┌─ Provided data

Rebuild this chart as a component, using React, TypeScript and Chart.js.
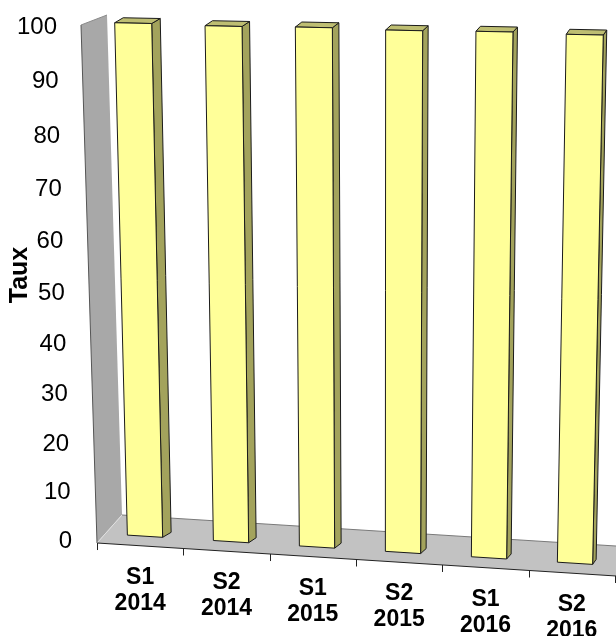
import React, { useEffect, useRef } from 'react';
import { Chart, registerables, LinearScale } from 'chart.js';

Chart.register(...registerables);

// ---- data ----
const PERIODS = ['S1', 'S2', 'S1', 'S2', 'S1', 'S2'];
const YEARS = ['2014', '2014', '2015', '2015', '2016', '2016'];
const RATES = [99.6, 99.4, 99.5, 99.3, 99.4, 99.2];
const Y_TICKS = [0, 10, 20, 30, 40, 50, 60, 70, 80, 90, 100];
const Y_TITLE = 'Taux';

// perspective bend of the vertical axis (vanishing point below the chart)
const BEND = -0.07;

class PerspectiveScale extends LinearScale {
  static id = 'perspective';
  static defaults = LinearScale.defaults;
  getPixelForValue(value: any) {
    if (value === null || value === undefined || isNaN(value)) return NaN;
    const t = (value - this.min) / (this.max - this.min);
    const g = ((1 + BEND) * t) / (1 + BEND * t);
    return this.bottom - g * (this.bottom - this.top);
  }
  getValueForPixel(pixel: number) {
    const g = (this.bottom - pixel) / (this.bottom - this.top);
    const t = g / (1 + BEND - BEND * g);
    return this.min + t * (this.max - this.min);
  }
}
Chart.register(PerspectiveScale);

const FRONT = '#FFFF99';
const SIDE = '#A3A35C';
const TOP = '#BEBE72';
const WALL = '#A8A8A8';
const FLOOR = '#C2C2C2';

function poly(ctx: CanvasRenderingContext2D, pts: number[][], fill: string, stroke?: string, lw = 1) {
  ctx.beginPath();
  ctx.moveTo(pts[0][0], pts[0][1]);
  for (let i = 1; i < pts.length; i++) ctx.lineTo(pts[i][0], pts[i][1]);
  ctx.closePath();
  ctx.fillStyle = fill;
  ctx.fill();
  if (stroke) {
    ctx.strokeStyle = stroke;
    ctx.lineWidth = lw;
    ctx.stroke();
  }
}

const scenePlugin = {
  id: 'scene3d',
  beforeDatasetsDraw(chart: any) {
    const { ctx, chartArea: ca } = chart;
    const W = ca.right - ca.left;
    const H = ca.bottom - ca.top;
    const cw = chart.width;
    const frontY = (x: number) => ca.bottom + 2 + 0.0636 * (x - ca.left);
    const backY = (x: number) => ca.bottom - 26 + 0.0628 * (x - ca.left - 25);

    ctx.save();
    ctx.lineJoin = 'round';
    // side wall
    poly(ctx, [
      [ca.left - 16, ca.top - 2],
      [ca.left + 10, ca.top - 12],
      [ca.left + 25, ca.bottom - 26],
      [ca.left, ca.bottom + 2],
    ], WALL);
    ctx.strokeStyle = '#555';
    ctx.lineWidth = 1;
    ctx.beginPath();
    ctx.moveTo(ca.left - 16, ca.top - 2);
    ctx.lineTo(ca.left, ca.bottom + 2);
    ctx.stroke();
    ctx.strokeStyle = '#8a8a8a';
    ctx.beginPath();
    ctx.moveTo(ca.left - 16, ca.top - 2);
    ctx.lineTo(ca.left + 10, ca.top - 12);
    ctx.stroke();

    // floor
    poly(ctx, [
      [ca.left, frontY(ca.left)],
      [ca.left + 25, backY(ca.left + 25)],
      [cw + 20, backY(cw + 20)],
      [cw + 20, frontY(cw + 20)],
    ], FLOOR);
    ctx.strokeStyle = '#7a7a7a';
    ctx.beginPath();
    ctx.moveTo(ca.left + 25, backY(ca.left + 25));
    ctx.lineTo(cw + 20, backY(cw + 20));
    ctx.stroke();
    ctx.strokeStyle = '#e0e0e0';
    ctx.beginPath();
    ctx.moveTo(ca.left, frontY(ca.left));
    ctx.lineTo(ca.left + 25, backY(ca.left + 25));
    ctx.stroke();
    ctx.strokeStyle = '#222';
    ctx.beginPath();
    ctx.moveTo(ca.left, frontY(ca.left));
    ctx.lineTo(cw + 20, frontY(cw + 20));
    ctx.stroke();

    // x ticks at category boundaries
    const n = PERIODS.length;
    ctx.strokeStyle = '#222';
    for (let k = 0; k <= n; k++) {
      const x = Math.round(ca.left + (k * W) / n) + 0.5;
      ctx.beginPath();
      ctx.moveTo(x, frontY(x));
      ctx.lineTo(x, frontY(x) + 7);
      ctx.stroke();
    }

    // bars, projected from the library's bar geometry
    const BL = [ca.left + 5, ca.bottom - 7.5];
    const BR = [ca.right + 3, ca.bottom + 25];
    const TL = [ca.left - 9, ca.top - 7];
    const TR = [ca.right + 15, ca.top + 4];
    const P = (u: number, v: number) => {
      const bx = BL[0] + (BR[0] - BL[0]) * u;
      const by = BL[1] + (BR[1] - BL[1]) * u;
      const tx = TL[0] + (TR[0] - TL[0]) * u;
      const ty = TL[1] + (TR[1] - TL[1]) * u;
      return [bx + (tx - bx) * v, by + (ty - by) * v];
    };
    const meta = chart.getDatasetMeta(0);
    meta.data.forEach((el: any) => {
      const { x, y, base, width } = el.getProps(['x', 'y', 'base', 'width'], true);
      const uL = (x - width / 2 - ca.left) / W;
      const uR = (x + width / 2 - ca.left) / W;
      const vT = (ca.bottom - y) / H;
      const vB = (ca.bottom - base) / H;
      const fTL = P(uL, vT), fTR = P(uR, vT), fBR = P(uR, vB), fBL = P(uL, vB);
      const uc = (uL + uR) / 2;
      const dx = 9 - 6 * uc;
      const dy = -5;
      const add = (p: number[]) => [p[0] + dx, p[1] + dy];
      poly(ctx, [fTR, add(fTR), add(fBR), fBR], SIDE, '#1a1a1a', 1);
      poly(ctx, [fTL, add(fTL), add(fTR), fTR], TOP, '#1a1a1a', 1);
      poly(ctx, [fTL, fTR, fBR, fBL], FRONT, '#1a1a1a', 1);
    });
    ctx.restore();
    return false;
  },
  afterDraw(chart: any) {
    const { ctx, chartArea: ca, scales } = chart;
    const ys = scales.y;
    const xs = scales.x;
    const frontY = (x: number) => ca.bottom + 2 + 0.0636 * (x - ca.left);
    ctx.save();
    ctx.fillStyle = '#000';
    // y tick labels
    ctx.font = '24px "Liberation Sans", Arial, sans-serif';
    ctx.textAlign = 'right';
    ctx.textBaseline = 'middle';
    Y_TICKS.forEach((t) => {
      const y = ys.getPixelForValue(t);
      const xr = ca.left - 40 + (15 * (y - ca.top)) / (ca.bottom - ca.top);
      ctx.fillText(String(t), xr, y);
    });
    // y title
    ctx.save();
    ctx.translate(20, 275);
    ctx.rotate(-Math.PI / 2);
    ctx.font = 'bold 25px "Liberation Sans", Arial, sans-serif';
    ctx.textAlign = 'center';
    ctx.textBaseline = 'middle';
    ctx.fillText(Y_TITLE, 0, 0);
    ctx.restore();
    // x labels
    ctx.font = 'bold 23px "Liberation Sans", Arial, sans-serif';
    ctx.textAlign = 'center';
    ctx.textBaseline = 'alphabetic';
    PERIODS.forEach((p, i) => {
      const x = xs.getPixelForValue(i);
      const y0 = frontY(x) + 38;
      ctx.fillText(p, x, y0);
      ctx.fillText(YEARS[i], x, y0 + 26);
    });
    ctx.restore();
  },
};

export default function App() {
  const ref = useRef<HTMLCanvasElement>(null);
  useEffect(() => {
    if (!ref.current) return;
    const chart = new Chart(ref.current, {
      type: 'bar',
      data: {
        labels: PERIODS.map((p, i) => p + ' ' + YEARS[i]),
        datasets: [
          {
            data: RATES,
            backgroundColor: FRONT,
            borderColor: '#000',
            borderWidth: 1,
            barPercentage: 0.41,
            categoryPercentage: 1,
          },
        ],
      },
      options: {
        responsive: false,
        animation: false,
        devicePixelRatio: 1,
        layout: { padding: { left: 97, right: 1, top: 27, bottom: 95 } },
        plugins: { legend: { display: false }, tooltip: { enabled: false } },
        scales: {
          x: { type: 'category', display: false, offset: true },
          y: { type: 'perspective', display: false, min: 0, max: 100 },
        },
      },
      plugins: [scenePlugin],
    } as any);
    return () => chart.destroy();
  }, []);
  return (
    <div style={{ position: 'absolute', left: 0, top: 0, width: 616, height: 636, background: '#fff' }}>
      <canvas ref={ref} width={616} height={636} style={{ display: 'block' }} />
    </div>
  );
}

└─

### What you should do
Repeat exactly and only the lines from the start of the data above through the line that holds "Chart.register(...registerables);", inclusive. Pictures do not belong in the copy.

### Complete response
Rebuild this chart as a component, using React, TypeScript and Chart.js.
import React, { useEffect, useRef } from 'react';
import { Chart, registerables, LinearScale } from 'chart.js';

Chart.register(...registerables);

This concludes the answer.